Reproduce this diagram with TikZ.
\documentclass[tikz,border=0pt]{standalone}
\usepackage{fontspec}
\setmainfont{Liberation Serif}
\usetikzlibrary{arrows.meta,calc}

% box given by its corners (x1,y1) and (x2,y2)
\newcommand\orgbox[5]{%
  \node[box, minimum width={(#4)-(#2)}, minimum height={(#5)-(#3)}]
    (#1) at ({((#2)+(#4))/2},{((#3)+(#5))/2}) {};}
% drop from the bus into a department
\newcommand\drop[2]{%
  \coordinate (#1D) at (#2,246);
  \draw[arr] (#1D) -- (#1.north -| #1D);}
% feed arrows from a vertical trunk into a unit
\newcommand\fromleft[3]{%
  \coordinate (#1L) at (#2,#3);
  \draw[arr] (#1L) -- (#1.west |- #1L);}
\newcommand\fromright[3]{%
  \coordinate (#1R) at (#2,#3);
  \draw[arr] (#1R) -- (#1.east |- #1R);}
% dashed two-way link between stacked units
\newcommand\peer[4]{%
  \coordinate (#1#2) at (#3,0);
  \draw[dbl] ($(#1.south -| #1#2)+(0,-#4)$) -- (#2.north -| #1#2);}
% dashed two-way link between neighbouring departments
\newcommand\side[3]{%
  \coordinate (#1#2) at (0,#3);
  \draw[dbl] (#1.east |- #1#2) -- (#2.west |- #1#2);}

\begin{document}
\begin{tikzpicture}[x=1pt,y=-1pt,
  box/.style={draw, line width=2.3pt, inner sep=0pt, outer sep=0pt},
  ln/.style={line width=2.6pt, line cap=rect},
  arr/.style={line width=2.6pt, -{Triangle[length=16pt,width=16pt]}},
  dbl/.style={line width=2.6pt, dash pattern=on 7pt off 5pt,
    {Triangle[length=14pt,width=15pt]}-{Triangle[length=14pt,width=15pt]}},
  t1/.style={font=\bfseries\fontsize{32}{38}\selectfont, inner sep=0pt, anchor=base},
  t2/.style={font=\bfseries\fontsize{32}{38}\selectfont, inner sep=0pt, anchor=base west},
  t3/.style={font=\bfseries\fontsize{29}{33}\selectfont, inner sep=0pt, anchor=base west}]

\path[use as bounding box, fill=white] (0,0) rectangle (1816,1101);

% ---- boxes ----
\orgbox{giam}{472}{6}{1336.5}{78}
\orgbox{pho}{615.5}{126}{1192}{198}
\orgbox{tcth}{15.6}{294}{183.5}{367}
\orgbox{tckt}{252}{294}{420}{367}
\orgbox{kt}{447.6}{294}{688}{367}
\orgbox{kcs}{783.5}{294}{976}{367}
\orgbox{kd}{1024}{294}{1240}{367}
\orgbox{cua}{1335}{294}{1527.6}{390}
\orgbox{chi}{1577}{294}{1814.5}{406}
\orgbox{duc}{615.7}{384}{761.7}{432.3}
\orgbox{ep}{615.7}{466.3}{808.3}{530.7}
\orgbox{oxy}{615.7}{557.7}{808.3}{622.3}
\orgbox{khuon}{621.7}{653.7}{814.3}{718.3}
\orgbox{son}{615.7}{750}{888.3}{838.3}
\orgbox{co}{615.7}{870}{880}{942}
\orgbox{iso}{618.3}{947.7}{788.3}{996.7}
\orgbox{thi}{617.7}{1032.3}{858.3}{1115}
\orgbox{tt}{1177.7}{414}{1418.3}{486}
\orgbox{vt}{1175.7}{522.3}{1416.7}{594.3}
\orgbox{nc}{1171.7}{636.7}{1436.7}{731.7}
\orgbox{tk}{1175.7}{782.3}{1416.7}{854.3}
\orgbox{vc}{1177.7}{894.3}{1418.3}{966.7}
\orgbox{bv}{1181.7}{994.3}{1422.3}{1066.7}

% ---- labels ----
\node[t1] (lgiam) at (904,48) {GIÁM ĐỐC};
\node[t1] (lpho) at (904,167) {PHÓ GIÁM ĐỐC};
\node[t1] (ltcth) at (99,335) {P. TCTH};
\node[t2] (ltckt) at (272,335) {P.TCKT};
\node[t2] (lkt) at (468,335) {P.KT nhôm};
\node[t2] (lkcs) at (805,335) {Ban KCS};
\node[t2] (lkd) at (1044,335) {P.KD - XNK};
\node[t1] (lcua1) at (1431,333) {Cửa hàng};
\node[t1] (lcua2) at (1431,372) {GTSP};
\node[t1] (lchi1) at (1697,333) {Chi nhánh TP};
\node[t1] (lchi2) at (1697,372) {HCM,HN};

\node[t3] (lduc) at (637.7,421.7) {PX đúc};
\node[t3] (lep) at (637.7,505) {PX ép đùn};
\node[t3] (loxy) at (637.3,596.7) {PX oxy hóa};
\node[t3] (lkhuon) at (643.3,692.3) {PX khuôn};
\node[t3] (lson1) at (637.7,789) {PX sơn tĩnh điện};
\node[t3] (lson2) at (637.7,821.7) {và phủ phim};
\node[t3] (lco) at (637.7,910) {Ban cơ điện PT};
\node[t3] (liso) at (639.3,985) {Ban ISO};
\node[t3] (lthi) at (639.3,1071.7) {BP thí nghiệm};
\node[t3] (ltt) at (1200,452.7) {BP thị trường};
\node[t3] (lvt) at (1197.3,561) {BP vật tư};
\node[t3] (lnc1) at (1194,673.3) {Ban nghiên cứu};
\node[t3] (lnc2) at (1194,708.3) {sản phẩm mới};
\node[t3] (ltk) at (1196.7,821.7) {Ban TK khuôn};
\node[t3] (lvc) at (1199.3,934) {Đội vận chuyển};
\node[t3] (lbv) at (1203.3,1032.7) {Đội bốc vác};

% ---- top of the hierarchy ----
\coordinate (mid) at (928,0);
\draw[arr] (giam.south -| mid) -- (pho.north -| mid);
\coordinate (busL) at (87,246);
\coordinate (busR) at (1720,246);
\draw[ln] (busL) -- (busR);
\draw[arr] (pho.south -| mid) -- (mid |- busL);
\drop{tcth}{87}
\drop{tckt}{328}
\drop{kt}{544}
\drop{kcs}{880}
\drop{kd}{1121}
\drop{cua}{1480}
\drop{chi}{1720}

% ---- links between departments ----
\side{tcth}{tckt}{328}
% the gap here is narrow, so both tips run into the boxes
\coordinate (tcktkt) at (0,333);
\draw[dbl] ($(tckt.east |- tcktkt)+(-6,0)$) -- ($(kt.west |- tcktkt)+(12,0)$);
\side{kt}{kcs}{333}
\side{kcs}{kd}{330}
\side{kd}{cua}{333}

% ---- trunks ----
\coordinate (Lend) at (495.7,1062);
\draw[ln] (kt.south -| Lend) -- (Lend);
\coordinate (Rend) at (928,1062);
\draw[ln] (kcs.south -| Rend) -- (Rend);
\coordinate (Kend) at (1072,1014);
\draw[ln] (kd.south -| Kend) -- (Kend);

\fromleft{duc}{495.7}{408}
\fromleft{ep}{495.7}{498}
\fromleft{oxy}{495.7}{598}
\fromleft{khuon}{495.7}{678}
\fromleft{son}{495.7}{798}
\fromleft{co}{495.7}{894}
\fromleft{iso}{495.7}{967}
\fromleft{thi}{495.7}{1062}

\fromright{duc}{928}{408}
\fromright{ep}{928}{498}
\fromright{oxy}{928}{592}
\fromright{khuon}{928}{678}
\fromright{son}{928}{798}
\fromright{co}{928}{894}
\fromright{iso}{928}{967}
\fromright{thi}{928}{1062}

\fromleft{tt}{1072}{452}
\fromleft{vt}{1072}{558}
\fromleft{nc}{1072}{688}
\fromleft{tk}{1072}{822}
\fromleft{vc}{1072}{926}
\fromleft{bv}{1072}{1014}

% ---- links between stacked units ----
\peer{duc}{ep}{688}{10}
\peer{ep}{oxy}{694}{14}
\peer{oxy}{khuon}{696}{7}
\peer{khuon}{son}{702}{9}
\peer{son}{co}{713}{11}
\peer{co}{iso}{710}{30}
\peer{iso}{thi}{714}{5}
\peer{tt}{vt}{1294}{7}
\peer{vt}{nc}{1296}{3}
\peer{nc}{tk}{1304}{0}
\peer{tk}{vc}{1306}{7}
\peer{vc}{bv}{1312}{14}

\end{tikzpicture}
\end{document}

------------------------------------------------------------------------

Short exercise | Exactly repeat the lines running from the top of the listing to the line bearing "(#1.east |- #1#2)", both of those lines included, and only them.

Reply to the task |
Reproduce this diagram with TikZ.
\documentclass[tikz,border=0pt]{standalone}
\usepackage{fontspec}
\setmainfont{Liberation Serif}
\usetikzlibrary{arrows.meta,calc}

% box given by its corners (x1,y1) and (x2,y2)
\newcommand\orgbox[5]{%
  \node[box, minimum width={(#4)-(#2)}, minimum height={(#5)-(#3)}]
    (#1) at ({((#2)+(#4))/2},{((#3)+(#5))/2}) {};}
% drop from the bus into a department
\newcommand\drop[2]{%
  \coordinate (#1D) at (#2,246);
  \draw[arr] (#1D) -- (#1.north -| #1D);}
% feed arrows from a vertical trunk into a unit
\newcommand\fromleft[3]{%
  \coordinate (#1L) at (#2,#3);
  \draw[arr] (#1L) -- (#1.west |- #1L);}
\newcommand\fromright[3]{%
  \coordinate (#1R) at (#2,#3);
  \draw[arr] (#1R) -- (#1.east |- #1R);}
% dashed two-way link between stacked units
\newcommand\peer[4]{%
  \coordinate (#1#2) at (#3,0);
  \draw[dbl] ($(#1.south -| #1#2)+(0,-#4)$) -- (#2.north -| #1#2);}
% dashed two-way link between neighbouring departments
\newcommand\side[3]{%
  \coordinate (#1#2) at (0,#3);
  \draw[dbl] (#1.east |- #1#2) -- (#2.west |- #1#2);}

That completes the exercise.